The superannuation industry has won a temporary extension of the capital gains tax relief on fund mergers that was due to be scrapped from July 1, 2017.
CGT relief on super fund mergers and rollovers has been extended until July 1, 2020, but the industry has failed in its bid to have the relief made available permanently.
The door remains open for that to happen, however, following the completion of the Productivity Commission’s ongoing review into the efficiency and competitiveness of the superannuation industry.
The CGT relief on super fund mergers and rollovers has been in place since December 2008, allowing funds to transfer capital and revenue losses to a new merged fund while deferring taxation on gains and losses from revenue and capital assets.
Ahead of the budget, the industry had been lobbying for the tax break to be made permanent, or at least extended, by arguing that its cancellation would be an impediment to industry consolidation – something the regulator has called for more of.
Super funds also win ADI exemption
The budget papers state that extending this relief will “ensure superannuation fund members’ balances are not reduced by tax when superannuation funds merge”.

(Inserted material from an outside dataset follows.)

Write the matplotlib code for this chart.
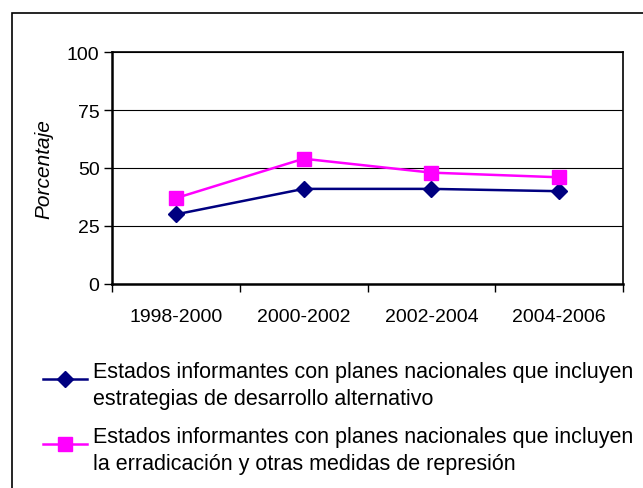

“It will remove tax as an impediment to mergers and facilitate industry consolidation,” the papers state. “Consolidation should lead to better retirement outcomes through reduced costs.”

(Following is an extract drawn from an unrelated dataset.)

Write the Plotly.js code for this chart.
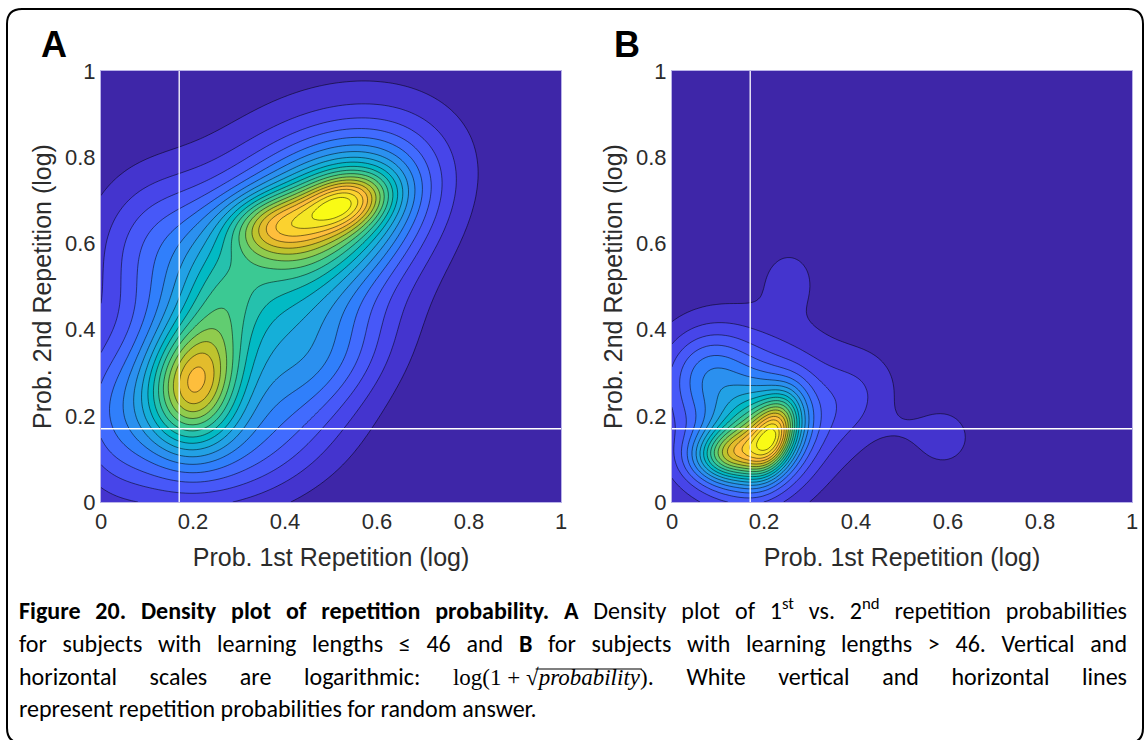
<!DOCTYPE html>
<html>
<head>
<meta charset="utf-8">
<script src="https://cdn.plot.ly/plotly-3.0.1.min.js"></script>
<style>
  html, body { margin: 0; padding: 0; background: #ffffff; }
  #chart { width: 1145px; height: 740px; }
</style>
</head>
<body>
<div id="chart"></div>
<script>
// ---------- data ----------
// Axis ticks (log(1 + sqrt(p)) scale), shared by both panels
const tickVals = [0, 0.2, 0.4, 0.6, 0.8, 1];
const tickText = ['0', '0.2', '0.4', '0.6', '0.8', '1'];

// Repetition probability of a random answer on the same scale
const randomRep1st = 0.17;
const randomRep2nd = 0.17;

// Panel A (learning lengths <= 46): kernel components of the density
const aCenterX = [0.53, 0.52, 0.37, 0.20, 0.36, 0.48, 0.26, 0.03, 0.30, 0.12];
const aCenterY = [0.695, 0.68, 0.645, 0.27, 0.50, 0.32, 0.47, 0.20, 0.12, 0.60];
const aSpreadX = [0.065, 0.13, 0.07, 0.07, 0.19, 0.10, 0.06, 0.08, 0.15, 0.10];
const aSpreadY = [0.045, 0.115, 0.05, 0.10, 0.22, 0.09, 0.10, 0.12, 0.10, 0.12];
const aCorr    = [0.30, 0.35, 0.10, 0.10, 0.40, 0.30, 0.0, 0.0, 0.30, 0.0];
const aWeight  = [0.24, 0.31, 0.20, 0.41, 0.30, 0.09, 0.09, 0.12, 0.11, 0.09];

// Panel B (learning lengths > 46): kernel components of the density
const bCenterX = [0.222, 0.12, 0.19, 0.15, 0.08, 0.255, 0.59, 0.40, 0.50];
const bCenterY = [0.155, 0.11, 0.15, 0.20, 0.30, 0.52, 0.15, 0.24, 0.165];
const bSpreadX = [0.035, 0.055, 0.07, 0.14, 0.065, 0.04, 0.048, 0.07, 0.04];
const bSpreadY = [0.06, 0.04, 0.08, 0.15, 0.07, 0.05, 0.052, 0.08, 0.03];
const bCorr    = [0.40, 0.10, 0.20, 0.10, 0.0, 0.0, 0.0, 0.20, 0.0];
const bWeight  = [0.35, 0.30, 0.40, 0.18, 0.15, 0.06, 0.075, 0.07, 0.02];

// Contour levels as a fraction of the peak density
const levelStart = 0.05, levelEnd = 0.95, levelStep = 0.05;

// ---------- density grids ----------
const N = 121;
const grid = [];
for (let i = 0; i < N; i++) grid.push(i / (N - 1));

function densityGrid(cx, cy, sx, sy, rho, w) {
  const z = [];
  let zmax = 0;
  for (let j = 0; j < N; j++) {
    const row = [];
    for (let i = 0; i < N; i++) {
      let v = 0;
      for (let k = 0; k < cx.length; k++) {
        const dx = (grid[i] - cx[k]) / sx[k];
        const dy = (grid[j] - cy[k]) / sy[k];
        const q = (dx * dx - 2 * rho[k] * dx * dy + dy * dy) / (1 - rho[k] * rho[k]);
        v += w[k] * Math.exp(-q / 2);
      }
      row.push(v);
      if (v > zmax) zmax = v;
    }
    z.push(row);
  }
  return z.map(r => r.map(v => v / zmax));
}
const zA = densityGrid(aCenterX, aCenterY, aSpreadX, aSpreadY, aCorr, aWeight);
const zB = densityGrid(bCenterX, bCenterY, bSpreadX, bSpreadY, bCorr, bWeight);

// ---------- styles ----------
const parulaRGB = [
[0.2422,0.1504,0.6603],[0.2504,0.1650,0.7076],[0.2578,0.1818,0.7511],[0.2647,0.1978,0.7952],
[0.2706,0.2147,0.8364],[0.2751,0.2342,0.8710],[0.2783,0.2559,0.8991],[0.2803,0.2782,0.9221],
[0.2813,0.3006,0.9414],[0.2810,0.3228,0.9579],[0.2795,0.3447,0.9717],[0.2760,0.3667,0.9829],
[0.2699,0.3892,0.9906],[0.2602,0.4123,0.9952],[0.2440,0.4358,0.9988],[0.2206,0.4603,0.9973],
[0.1963,0.4847,0.9892],[0.1834,0.5074,0.9798],[0.1786,0.5289,0.9682],[0.1764,0.5499,0.9520],
[0.1687,0.5703,0.9359],[0.1540,0.5902,0.9218],[0.1460,0.6091,0.9079],[0.1380,0.6276,0.8973],
[0.1248,0.6459,0.8883],[0.1113,0.6635,0.8763],[0.0952,0.6798,0.8598],[0.0689,0.6948,0.8394],
[0.0297,0.7082,0.8163],[0.0036,0.7203,0.7917],[0.0067,0.7312,0.7660],[0.0433,0.7411,0.7394],
[0.0964,0.7500,0.7120],[0.1408,0.7584,0.6842],[0.1717,0.7670,0.6554],[0.1938,0.7758,0.6251],
[0.2161,0.7843,0.5923],[0.2470,0.7918,0.5567],[0.2906,0.7973,0.5188],[0.3406,0.8008,0.4789],
[0.3909,0.8029,0.4354],[0.4456,0.8024,0.3909],[0.5044,0.7993,0.3480],[0.5616,0.7942,0.3045],
[0.6174,0.7876,0.2612],[0.6720,0.7793,0.2227],[0.7242,0.7698,0.1910],[0.7738,0.7598,0.1646],
[0.8203,0.7498,0.1535],[0.8634,0.7406,0.1596],[0.9035,0.7330,0.1774],[0.9393,0.7288,0.2100],
[0.9728,0.7298,0.2394],[0.9956,0.7434,0.2371],[0.9970,0.7659,0.2199],[0.9952,0.7893,0.2028],
[0.9892,0.8136,0.1885],[0.9786,0.8386,0.1766],[0.9676,0.8639,0.1643],[0.9610,0.8890,0.1537],
[0.9597,0.9135,0.1423],[0.9628,0.9373,0.1265],[0.9691,0.9606,0.1064],[0.9769,0.9839,0.0805]];
const parula = parulaRGB.map((c, i) => [i / (parulaRGB.length - 1),
  'rgb(' + c.map(v => Math.round(v * 255)).join(',') + ')']);

const W = 1145, H = 740;
const px = v => v / W;          // pixel -> paper x
const py = v => 1 - v / H;      // pixel -> paper y

const sansFont = 'Liberation Sans, Arial, Helvetica, sans-serif';
const tickFont = { family: sansFont, size: 22, color: '#2b2b2b' };
const titleFont = { family: sansFont, size: 25, color: '#2b2b2b' };
const captionFont = { family: 'Carlito, Calibri, Lato, sans-serif', size: 24, color: '#000000' };

function contourTrace(z, xa, ya) {
  return {
    type: 'contour', x: grid, y: grid, z: z, xaxis: xa, yaxis: ya,
    zmin: 0, zmax: 1, zauto: false, autocontour: false,
    contours: { start: levelStart, end: levelEnd, size: levelStep, coloring: 'fill', showlines: true },
    line: { color: 'rgba(0,0,0,0.85)', width: 0.6, smoothing: 1 },
    colorscale: parula, showscale: false, hoverinfo: 'skip'
  };
}

function axis(domain, anchor, title, standoff) {
  return {
    domain: domain, anchor: anchor, range: [0, 1], fixedrange: true,
    tickmode: 'array', tickvals: tickVals, ticktext: tickText,
    ticks: '', showgrid: false, zeroline: false,
    showline: true, mirror: true, linecolor: '#b9b3e8', linewidth: 1,
    tickfont: tickFont,
    title: { text: title, font: titleFont, standoff: standoff }
  };
}

const xDomA = [px(101), px(561)], xDomB = [px(672), px(1132)];
const yDom = [py(502), py(71)];

const layout = {
  width: W, height: H,
  margin: { l: 0, r: 0, t: 0, b: 0 },
  paper_bgcolor: '#ffffff', plot_bgcolor: '#ffffff',
  showlegend: false,
  xaxis:  axis(xDomA, 'y',  'Prob. 1st Repetition (log)', 15),
  yaxis:  axis(yDom,  'x',  'Prob. 2nd Repetition (log)', 6),
  xaxis2: axis(xDomB, 'y2', 'Prob. 1st Repetition (log)', 15),
  yaxis2: axis(yDom,  'x2', 'Prob. 2nd Repetition (log)', 6),
  shapes: [
    { type: 'line', xref: 'x',  yref: 'y domain',  x0: randomRep1st, x1: randomRep1st, y0: 0, y1: 1, line: { color: '#ffffff', width: 1.3 } },
    { type: 'line', xref: 'x domain', yref: 'y',   x0: 0, x1: 1, y0: randomRep2nd, y1: randomRep2nd, line: { color: '#ffffff', width: 1.3 } },
    { type: 'line', xref: 'x2', yref: 'y2 domain', x0: randomRep1st, x1: randomRep1st, y0: 0, y1: 1, line: { color: '#ffffff', width: 1.3 } },
    { type: 'line', xref: 'x2 domain', yref: 'y2', x0: 0, x1: 1, y0: randomRep2nd, y1: randomRep2nd, line: { color: '#ffffff', width: 1.3 } },
    // rounded frame around the figure and its caption
    { type: 'path', xref: 'paper', yref: 'paper', line: { color: '#000000', width: 2 },
      path: 'M ' + px(22) + ',' + py(9) + ' L ' + px(1128) + ',' + py(9) +
            ' Q ' + px(1143) + ',' + py(9) + ' ' + px(1143) + ',' + py(24) +
            ' L ' + px(1143) + ',' + py(728) + ' Q ' + px(1143) + ',' + py(743) + ' ' + px(1128) + ',' + py(743) +
            ' L ' + px(22) + ',' + py(743) + ' Q ' + px(7) + ',' + py(743) + ' ' + px(7) + ',' + py(728) +
            ' L ' + px(7) + ',' + py(24) + ' Q ' + px(7) + ',' + py(9) + ' ' + px(22) + ',' + py(9) + ' Z' }
  ],
  annotations: [
    { text: '<b>A</b>', xref: 'paper', yref: 'paper', x: px(54), y: py(44), xanchor: 'center', yanchor: 'middle', showarrow: false, font: { family: sansFont, size: 36, color: '#000' } },
    { text: '<b>B</b>', xref: 'paper', yref: 'paper', x: px(627), y: py(44), xanchor: 'center', yanchor: 'middle', showarrow: false, font: { family: sansFont, size: 36, color: '#000' } },
    { text: '<b>Figure 20. Density plot of repetition probability. A</b> Density plot of 1<sup>st</sup> vs. 2<sup>nd</sup> repetition probabilities',
      xref: 'paper', yref: 'paper', x: px(17), y: py(609), xanchor: 'left', yanchor: 'middle', align: 'left', showarrow: false, font: captionFont },
    { text: 'for subjects with learning lengths ≤ 46 and <b>B</b> for subjects with learning lengths > 46. Vertical and',
      xref: 'paper', yref: 'paper', x: px(17), y: py(643), xanchor: 'left', yanchor: 'middle', align: 'left', showarrow: false, font: captionFont },
    { text: 'horizontal scales are logarithmic: <span style="font-family:\'Liberation Serif\',serif;font-size:23px">log(1\u2005+\u2005√<i>probability</i>)</span>. White vertical and horizontal lines',
      xref: 'paper', yref: 'paper', x: px(17), y: py(676), xanchor: 'left', yanchor: 'middle', align: 'left', showarrow: false, font: captionFont },
    { text: 'represent repetition probabilities for random answer.',
      xref: 'paper', yref: 'paper', x: px(17), y: py(708), xanchor: 'left', yanchor: 'middle', align: 'left', showarrow: false, font: captionFont }
  ]
};

const gd = document.getElementById('chart');

// Justify the first three caption lines to the right text edge
function justifyCaption() {
  const box = gd.getBoundingClientRect();
  const rightEdge = box.left + 1127;
  [2, 3, 4].forEach(idx => {
    const t = gd.querySelector('.annotation[data-index="' + idx + '"] text.annotation-text');
    if (!t) return;
    t.style.wordSpacing = '0px';
    const spaces = (t.textContent.match(/ /g) || []).length;
    const r = t.getBoundingClientRect();
    if (spaces > 0) t.style.wordSpacing = ((rightEdge - r.right) / spaces) + 'px';
  });
}

// Radical bar over the italic argument of the square root
function radicalBar() {
  const box = gd.getBoundingClientRect();
  const t = gd.querySelector('.annotation[data-index="4"] text.annotation-text');
  if (!t) return null;
  const it = Array.from(t.querySelectorAll('tspan')).find(s => /italic/.test(s.getAttribute('style') || ''));
  if (!it) return null;
  const r = it.getBoundingClientRect();
  const yTop = r.top - box.top + 4;
  return { type: 'line', xref: 'paper', yref: 'paper',
    x0: (r.left - box.left - 1) / W, x1: (r.right - box.left + 1) / W,
    y0: 1 - yTop / H, y1: 1 - yTop / H, line: { color: '#000000', width: 1.2 } };
}

Plotly.newPlot(gd, [contourTrace(zA, 'x', 'y'), contourTrace(zB, 'x2', 'y2')], layout,
  { staticPlot: true, displayModeBar: false }).then(() => {
  justifyCaption();
  const bar = radicalBar();
  if (!bar) return;
  return Plotly.relayout(gd, { ['shapes[' + layout.shapes.length + ']']: bar }).then(justifyCaption);
});
</script>
</body>
</html>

Superannuation funds have received relief in another form with their exclusion from the major bank levy – to be introduced from July 1 this year – on approved deposit-taking institutions (ADIs) with liabilities of more than $100 billion.

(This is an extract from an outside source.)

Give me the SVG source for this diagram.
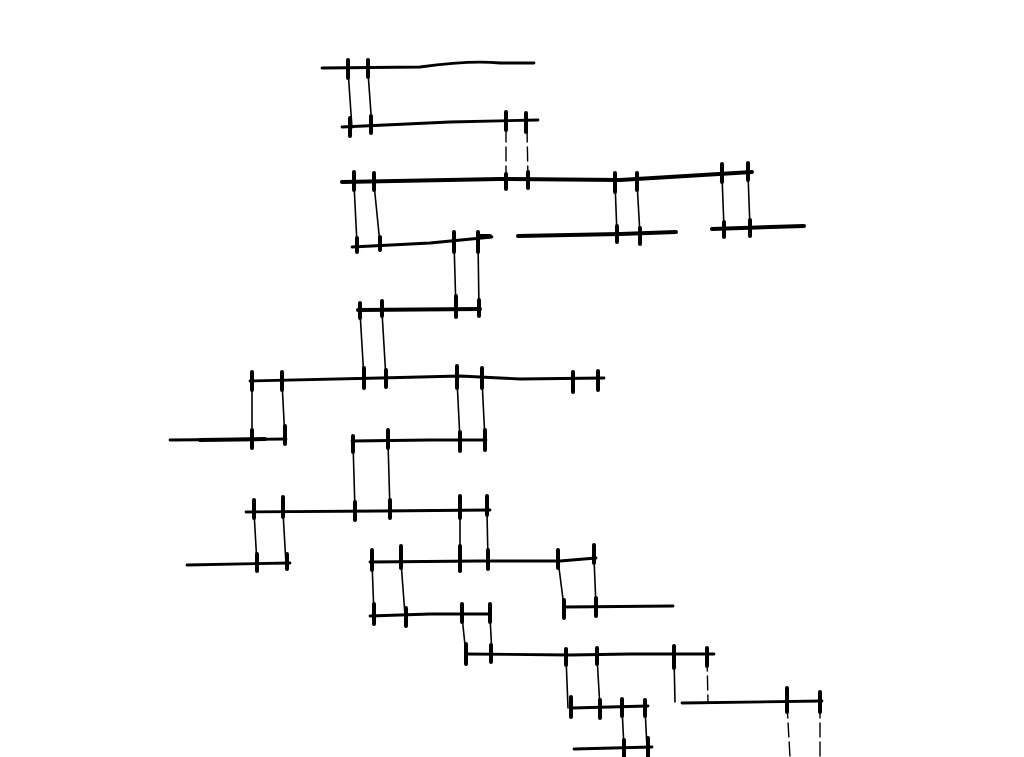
<svg xmlns="http://www.w3.org/2000/svg" width="1024" height="757" viewBox="0 0 1024 757">
<style>
.h{fill:none;stroke:#000;stroke-width:2.8;stroke-linecap:round;stroke-linejoin:round}
.hb{fill:none;stroke:#000;stroke-width:4;stroke-linecap:round}
.t{fill:none;stroke:#000;stroke-width:4;stroke-linecap:round}
.c{fill:none;stroke:#000;stroke-width:1.6;stroke-linecap:round}
.d{fill:none;stroke:#000;stroke-width:1.4;stroke-dasharray:14 5;stroke-linecap:round}
</style>
<rect width="1024" height="757" fill="#fff"/>
<g id="connectors">
<path class="c" d="M348 70 L352 128 M368 72 L372 128"/>
<path class="d" d="M506 128 L506 180 M527 128 L528 180"/>
<path class="c" d="M354 184 L357 244 M374 184 L380 244 M615 182 L617 235 M637 182 L640 235 M722 176 L724 228 M748 174 L750 228"/>
<path class="c" d="M454 242 L456 310 M478 240 L479 310"/>
<path class="c" d="M360 312 L364 379 M382 312 L386 379"/>
<path class="c" d="M252 382 L252 440 M282 382 L285 440 M457 380 L460 440 M482 380 L485 440"/>
<path class="c" d="M353 442 L355 511 M388 442 L390 511"/>
<path class="c" d="M254 512 L257 564 M283 512 L286 564 M460 512 L460 561 M487 512 L488 561"/>
<path class="c" d="M372 562 L374 615 M401 562 L405 615 M558 560 L564 607 M594 558 L596 607"/>
<path class="c" d="M462 616 L466 655 M490 616 L492 655"/>
<path class="c" d="M566 657 L568 708 M597 657 L600 708 M674 657 L675 702"/>
<path class="d" d="M707 657 L708 702"/>
<path class="c" d="M622 708 L624 748 M645 708 L647 748"/>
<path class="d" d="M787 704 L790 757 M820 704 L820 757"/>
</g>
<g id="row1"><path class="h" d="M322 68 L420 67 Q470 60 500 63 L534 63"/><path class="t" d="M348 60 V78 M368 60 V77"/></g>
<g id="row2"><path class="h" d="M342 127 L450 122 L538 120"/><path class="t" d="M350 118 V136 M371 116 V133 M506 112 V130 M526 113 V132"/></g>
<g id="row3"><path class="hb" d="M342 182 L500 179 L620 180 L752 172"/><path class="t" d="M354 172 V190 M374 173 V190 M506 174 V189 M528 172 V188 M615 173 V192 M637 173 V190 M722 164 V182 M748 163 V180"/></g>
<g id="row4a"><path class="h" d="M352 247 L430 243 L492 237"/><path class="t" d="M357 238 V252 M380 237 V250 M454 232 V252 M478 232 V252 M480 236 H490"/></g>
<g id="row4b"><path class="hb" d="M518 236 L620 234 L676 232"/><path class="t" d="M617 226 V242 M640 228 V244"/></g>
<g id="row4c"><path class="hb" d="M712 229 L804 226"/><path class="t" d="M724 222 V237 M750 220 V236"/></g>
<g id="row5"><path class="hb" d="M358 310 L480 309"/><path class="t" d="M360 303 V318 M382 301 V316 M456 296 V317 M479 300 V316"/></g>
<g id="row6"><path class="h" d="M250 381 L380 378 L460 376 L520 379 L604 378"/><path class="t" d="M252 372 V390 M282 372 V390 M364 368 V388 M386 370 V387 M457 366 V388 M482 368 V388 M573 372 V392 M598 371 V390"/></g>
<g id="row7a"><path class="h" d="M170 440 L286 439"/><path class="hb" d="M200 440 L265 439"/><path class="t" d="M252 430 V448 M285 426 V444"/></g>
<g id="row7b"><path class="h" d="M352 441 L430 440 L486 440"/><path class="t" d="M353 436 V452 M388 430 V448 M460 432 V451 M485 430 V450"/></g>
<g id="row8"><path class="h" d="M246 512 L380 511 L490 510"/><path class="t" d="M254 500 V518 M283 497 V517 M355 502 V520 M390 500 V518 M460 496 V518 M487 496 V515"/></g>
<g id="row9a"><path class="h" d="M187 565 L290 563"/><path class="t" d="M257 554 V571 M287 554 V569"/></g>
<g id="row9b"><path class="h" d="M370 562 L480 561 L560 561 L596 558"/><path class="t" d="M372 550 V570 M401 546 V568 M460 546 V571 M488 550 V569 M558 550 V568 M594 545 V563"/></g>
<g id="row10a"><path class="h" d="M370 616 L430 614 L490 614"/><path class="t" d="M374 604 V624 M406 608 V626 M462 604 V622 M490 604 V622"/></g>
<g id="row10b"><path class="h" d="M564 607 L673 606"/><path class="t" d="M564 600 V618 M596 598 V616"/></g>
<g id="row11"><path class="h" d="M466 654 L570 655 L630 654 L714 654"/><path class="t" d="M466 644 V664 M491 645 V662 M566 649 V665 M597 648 V664 M674 646 V668 M707 648 V666"/></g>
<g id="row12a"><path class="h" d="M572 708 L648 706"/><path class="t" d="M571 697 V717 M600 700 V718 M622 699 V716 M645 700 V716"/></g>
<g id="row12b"><path class="h" d="M682 703 L822 701"/><path class="t" d="M787 688 V712 M820 692 V712"/></g>
<g id="row13"><path class="h" d="M574 749 L652 747"/><path class="t" d="M624 740 V757 M648 738 V756"/></g>
</svg>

The levy is expected to raise $6.2 billion over the four-year forward estimate period, and is designed to level the playing field between the majors, on the one hand, and smaller banks and non-bank competitors, including super funds, on the other.
Future Fund locked up beyond 2020-21
Meanwhile, drawdowns from the sovereign wealth manager the Future Fund have been deferred and will not commence in 2020-21, as originally permitted.
The budget papers state that this measure will have a positive impact on revenue of just over $238 million, by preserving assets of the Future Fund for an additional year.
“The government will review whether drawdowns will commence in 2021-22 prior to the 2018-19 budget,” the papers state.
Treasurer Scott Morrison told reporters that leaving the Future Fund’s assets intact for as long as possible would increase the likelihood that all future pension liabilities – which run until 2126-27 – could be met from the fund’s earnings.
Starting to drawdown now could mean its assets were exhausted as soon as 2037.
The Future Fund Act 2006 provides that drawdowns may, but are not necessarily required to, start from 2020-21 to help meet the unfunded liabilities of government civilian and defence superannuation schemes.